#### Available data ####
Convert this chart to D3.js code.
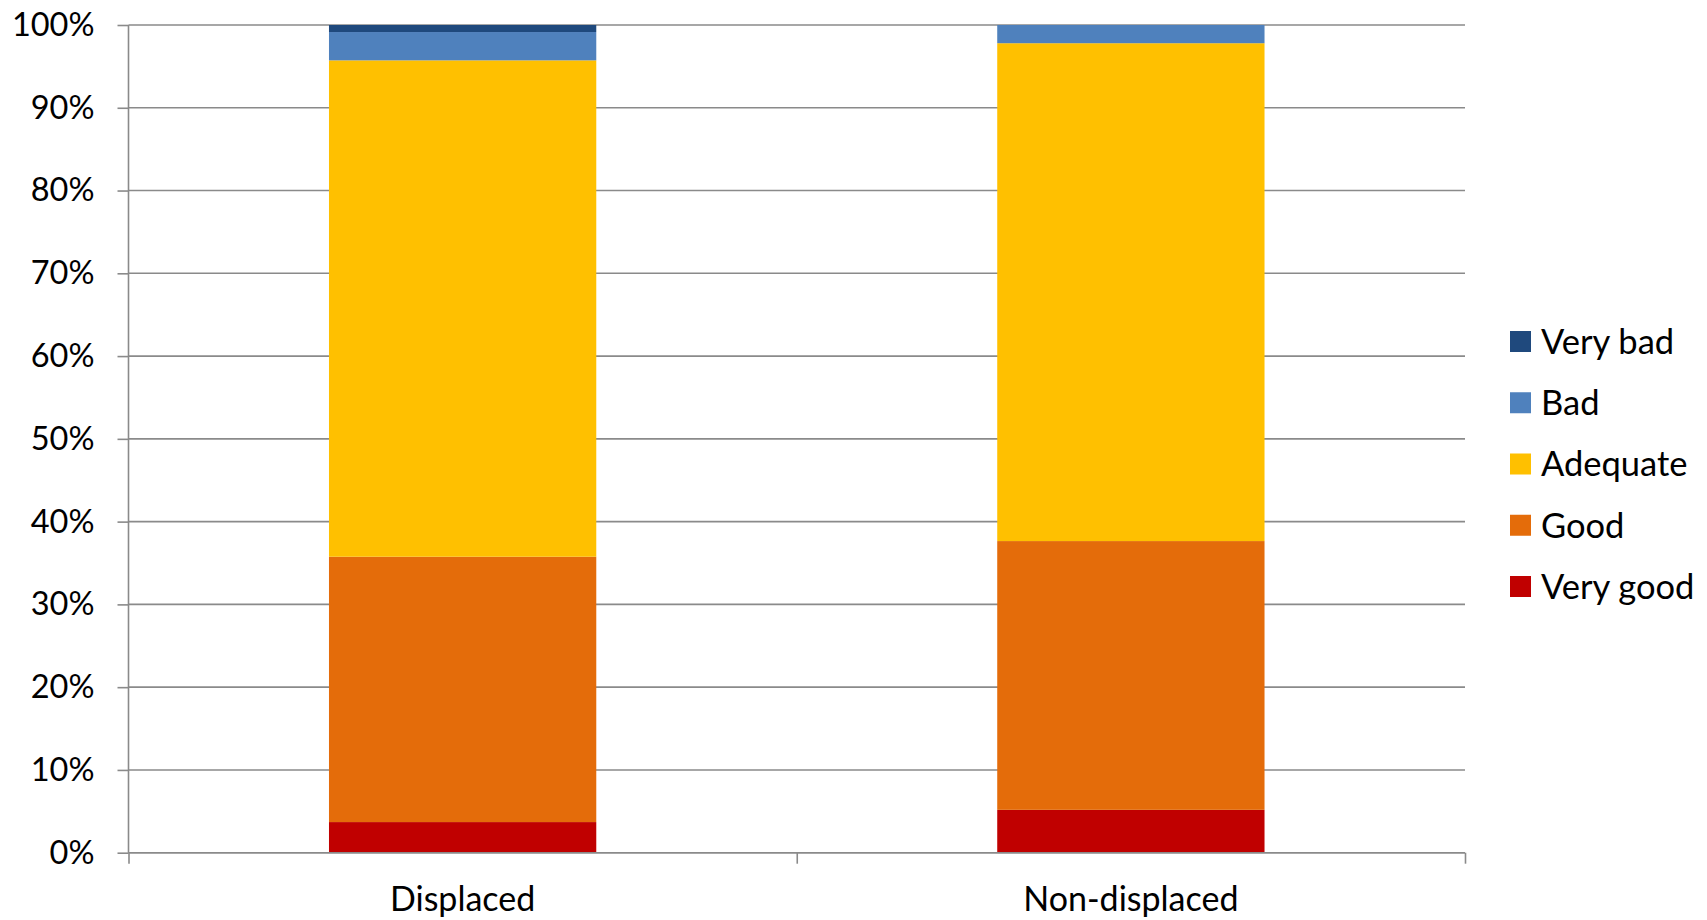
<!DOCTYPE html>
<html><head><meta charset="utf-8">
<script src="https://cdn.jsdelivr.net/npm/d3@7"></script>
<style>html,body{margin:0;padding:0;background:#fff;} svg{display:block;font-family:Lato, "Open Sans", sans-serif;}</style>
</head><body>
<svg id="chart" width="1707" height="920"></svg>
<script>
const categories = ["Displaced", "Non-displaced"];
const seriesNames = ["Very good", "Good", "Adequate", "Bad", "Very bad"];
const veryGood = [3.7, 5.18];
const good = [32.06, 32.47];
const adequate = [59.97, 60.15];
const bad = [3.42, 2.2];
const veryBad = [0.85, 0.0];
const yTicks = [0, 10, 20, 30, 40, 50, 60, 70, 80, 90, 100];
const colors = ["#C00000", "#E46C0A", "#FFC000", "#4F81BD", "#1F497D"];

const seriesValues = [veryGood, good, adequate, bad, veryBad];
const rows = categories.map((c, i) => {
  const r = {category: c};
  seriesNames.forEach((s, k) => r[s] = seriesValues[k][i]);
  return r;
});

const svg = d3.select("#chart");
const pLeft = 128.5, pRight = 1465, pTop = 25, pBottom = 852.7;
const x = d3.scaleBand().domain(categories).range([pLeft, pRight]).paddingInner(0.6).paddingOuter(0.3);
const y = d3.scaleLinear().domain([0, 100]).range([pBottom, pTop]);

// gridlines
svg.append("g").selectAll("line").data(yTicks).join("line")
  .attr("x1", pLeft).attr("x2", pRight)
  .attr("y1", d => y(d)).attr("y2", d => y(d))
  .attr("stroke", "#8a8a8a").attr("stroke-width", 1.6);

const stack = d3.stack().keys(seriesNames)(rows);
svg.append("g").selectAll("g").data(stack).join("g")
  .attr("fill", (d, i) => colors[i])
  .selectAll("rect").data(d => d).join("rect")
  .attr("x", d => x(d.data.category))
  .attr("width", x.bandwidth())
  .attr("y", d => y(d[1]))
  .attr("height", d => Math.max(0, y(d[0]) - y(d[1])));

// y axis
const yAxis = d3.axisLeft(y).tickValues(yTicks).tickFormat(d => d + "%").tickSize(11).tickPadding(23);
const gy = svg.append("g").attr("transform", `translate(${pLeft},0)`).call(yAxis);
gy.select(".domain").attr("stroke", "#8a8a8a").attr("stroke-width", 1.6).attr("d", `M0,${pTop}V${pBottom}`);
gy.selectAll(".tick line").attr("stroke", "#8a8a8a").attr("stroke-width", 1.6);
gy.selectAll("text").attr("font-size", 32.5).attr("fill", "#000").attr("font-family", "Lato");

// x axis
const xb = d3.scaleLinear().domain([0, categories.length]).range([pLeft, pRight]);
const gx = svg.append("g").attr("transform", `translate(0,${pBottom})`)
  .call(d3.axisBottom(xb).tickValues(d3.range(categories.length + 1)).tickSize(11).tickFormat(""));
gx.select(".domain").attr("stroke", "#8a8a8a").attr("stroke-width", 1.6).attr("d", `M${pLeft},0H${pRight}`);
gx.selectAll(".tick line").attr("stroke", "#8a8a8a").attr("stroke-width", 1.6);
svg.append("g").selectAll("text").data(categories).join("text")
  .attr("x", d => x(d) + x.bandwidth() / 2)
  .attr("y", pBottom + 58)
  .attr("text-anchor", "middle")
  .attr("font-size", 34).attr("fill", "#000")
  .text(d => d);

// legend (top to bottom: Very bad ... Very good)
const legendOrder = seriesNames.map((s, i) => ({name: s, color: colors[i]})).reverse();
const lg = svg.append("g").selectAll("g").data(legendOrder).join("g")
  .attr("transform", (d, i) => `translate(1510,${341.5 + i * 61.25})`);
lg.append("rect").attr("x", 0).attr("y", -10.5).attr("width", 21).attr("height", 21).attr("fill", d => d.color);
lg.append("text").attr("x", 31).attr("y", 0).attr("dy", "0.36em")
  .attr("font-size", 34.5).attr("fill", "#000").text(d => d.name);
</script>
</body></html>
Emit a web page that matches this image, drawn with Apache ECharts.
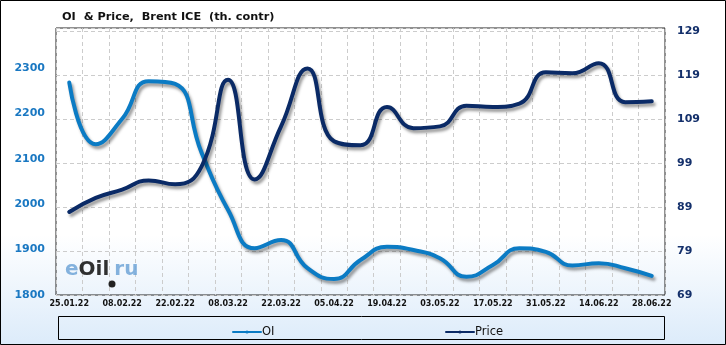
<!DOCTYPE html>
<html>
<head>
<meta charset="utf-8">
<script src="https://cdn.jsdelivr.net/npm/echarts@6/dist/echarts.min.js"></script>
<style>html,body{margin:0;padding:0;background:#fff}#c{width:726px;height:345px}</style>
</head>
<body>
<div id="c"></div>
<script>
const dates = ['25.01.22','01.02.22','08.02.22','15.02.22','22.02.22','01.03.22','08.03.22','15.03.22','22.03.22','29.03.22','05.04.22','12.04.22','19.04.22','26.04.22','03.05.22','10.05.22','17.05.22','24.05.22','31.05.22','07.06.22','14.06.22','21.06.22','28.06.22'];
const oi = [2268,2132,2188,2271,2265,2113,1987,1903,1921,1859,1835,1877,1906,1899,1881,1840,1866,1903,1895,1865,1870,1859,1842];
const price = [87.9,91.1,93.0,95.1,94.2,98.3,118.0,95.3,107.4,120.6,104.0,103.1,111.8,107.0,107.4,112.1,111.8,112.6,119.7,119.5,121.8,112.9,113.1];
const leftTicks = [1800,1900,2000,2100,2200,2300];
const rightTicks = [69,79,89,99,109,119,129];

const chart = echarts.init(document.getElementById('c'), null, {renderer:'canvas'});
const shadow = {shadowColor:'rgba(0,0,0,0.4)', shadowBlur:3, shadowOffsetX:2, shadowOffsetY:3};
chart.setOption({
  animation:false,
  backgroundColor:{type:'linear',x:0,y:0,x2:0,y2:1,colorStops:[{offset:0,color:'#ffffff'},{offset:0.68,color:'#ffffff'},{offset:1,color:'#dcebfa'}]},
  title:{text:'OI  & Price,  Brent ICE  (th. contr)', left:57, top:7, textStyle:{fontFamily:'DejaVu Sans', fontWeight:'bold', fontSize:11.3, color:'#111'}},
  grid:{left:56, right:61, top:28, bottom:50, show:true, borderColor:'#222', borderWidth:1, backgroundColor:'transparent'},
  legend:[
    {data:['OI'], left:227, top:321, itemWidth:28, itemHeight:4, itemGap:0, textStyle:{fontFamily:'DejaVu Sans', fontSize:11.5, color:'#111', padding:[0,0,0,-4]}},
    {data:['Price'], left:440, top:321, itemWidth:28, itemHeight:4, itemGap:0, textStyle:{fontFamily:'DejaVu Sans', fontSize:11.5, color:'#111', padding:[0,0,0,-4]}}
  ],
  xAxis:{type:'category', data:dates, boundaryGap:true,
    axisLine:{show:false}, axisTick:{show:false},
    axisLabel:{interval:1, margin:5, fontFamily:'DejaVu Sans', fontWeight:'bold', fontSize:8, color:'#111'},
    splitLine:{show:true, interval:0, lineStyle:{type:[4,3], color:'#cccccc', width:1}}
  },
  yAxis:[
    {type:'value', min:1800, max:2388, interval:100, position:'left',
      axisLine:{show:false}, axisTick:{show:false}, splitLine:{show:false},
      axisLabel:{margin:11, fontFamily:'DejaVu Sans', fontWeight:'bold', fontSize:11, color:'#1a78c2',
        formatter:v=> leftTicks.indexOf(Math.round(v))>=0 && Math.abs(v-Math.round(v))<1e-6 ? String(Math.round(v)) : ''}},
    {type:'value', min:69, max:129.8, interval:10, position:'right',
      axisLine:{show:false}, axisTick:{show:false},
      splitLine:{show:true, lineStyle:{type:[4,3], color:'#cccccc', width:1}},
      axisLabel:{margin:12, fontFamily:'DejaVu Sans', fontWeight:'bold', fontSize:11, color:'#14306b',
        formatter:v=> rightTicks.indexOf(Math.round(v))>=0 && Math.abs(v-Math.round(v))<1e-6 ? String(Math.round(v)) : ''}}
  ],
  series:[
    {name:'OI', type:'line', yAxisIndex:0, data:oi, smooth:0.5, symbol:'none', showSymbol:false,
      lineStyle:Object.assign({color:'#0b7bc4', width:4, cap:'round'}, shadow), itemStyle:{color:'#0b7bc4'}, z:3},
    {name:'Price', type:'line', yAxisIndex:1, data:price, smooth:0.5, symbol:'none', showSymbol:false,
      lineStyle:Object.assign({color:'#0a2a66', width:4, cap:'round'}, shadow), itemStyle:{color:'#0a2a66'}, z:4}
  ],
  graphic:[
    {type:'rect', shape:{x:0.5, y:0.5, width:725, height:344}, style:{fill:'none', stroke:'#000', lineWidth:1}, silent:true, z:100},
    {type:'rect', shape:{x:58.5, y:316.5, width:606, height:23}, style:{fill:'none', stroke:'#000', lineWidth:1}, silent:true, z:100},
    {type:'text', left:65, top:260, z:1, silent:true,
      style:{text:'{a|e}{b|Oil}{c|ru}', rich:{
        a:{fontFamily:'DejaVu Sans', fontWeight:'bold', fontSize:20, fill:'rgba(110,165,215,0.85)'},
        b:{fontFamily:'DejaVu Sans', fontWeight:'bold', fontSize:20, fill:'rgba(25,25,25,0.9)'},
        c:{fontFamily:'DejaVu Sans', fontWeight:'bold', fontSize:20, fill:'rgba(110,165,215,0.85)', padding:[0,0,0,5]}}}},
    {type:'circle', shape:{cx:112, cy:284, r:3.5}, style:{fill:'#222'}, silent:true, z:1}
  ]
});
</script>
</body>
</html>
####
**Objective:** Starting at the top of the listing above, reproduce each line up to and including the one with "y(d[0]) - y(d[1])));"; omit the pictures.

**Task solution:**
Convert this chart to D3.js code.
<!DOCTYPE html>
<html><head><meta charset="utf-8">
<script src="https://cdn.jsdelivr.net/npm/d3@7"></script>
<style>html,body{margin:0;padding:0;background:#fff;} svg{display:block;font-family:Lato, "Open Sans", sans-serif;}</style>
</head><body>
<svg id="chart" width="1707" height="920"></svg>
<script>
const categories = ["Displaced", "Non-displaced"];
const seriesNames = ["Very good", "Good", "Adequate", "Bad", "Very bad"];
const veryGood = [3.7, 5.18];
const good = [32.06, 32.47];
const adequate = [59.97, 60.15];
const bad = [3.42, 2.2];
const veryBad = [0.85, 0.0];
const yTicks = [0, 10, 20, 30, 40, 50, 60, 70, 80, 90, 100];
const colors = ["#C00000", "#E46C0A", "#FFC000", "#4F81BD", "#1F497D"];

const seriesValues = [veryGood, good, adequate, bad, veryBad];
const rows = categories.map((c, i) => {
  const r = {category: c};
  seriesNames.forEach((s, k) => r[s] = seriesValues[k][i]);
  return r;
});

const svg = d3.select("#chart");
const pLeft = 128.5, pRight = 1465, pTop = 25, pBottom = 852.7;
const x = d3.scaleBand().domain(categories).range([pLeft, pRight]).paddingInner(0.6).paddingOuter(0.3);
const y = d3.scaleLinear().domain([0, 100]).range([pBottom, pTop]);

// gridlines
svg.append("g").selectAll("line").data(yTicks).join("line")
  .attr("x1", pLeft).attr("x2", pRight)
  .attr("y1", d => y(d)).attr("y2", d => y(d))
  .attr("stroke", "#8a8a8a").attr("stroke-width", 1.6);

const stack = d3.stack().keys(seriesNames)(rows);
svg.append("g").selectAll("g").data(stack).join("g")
  .attr("fill", (d, i) => colors[i])
  .selectAll("rect").data(d => d).join("rect")
  .attr("x", d => x(d.data.category))
  .attr("width", x.bandwidth())
  .attr("y", d => y(d[1]))
  .attr("height", d => Math.max(0, y(d[0]) - y(d[1])));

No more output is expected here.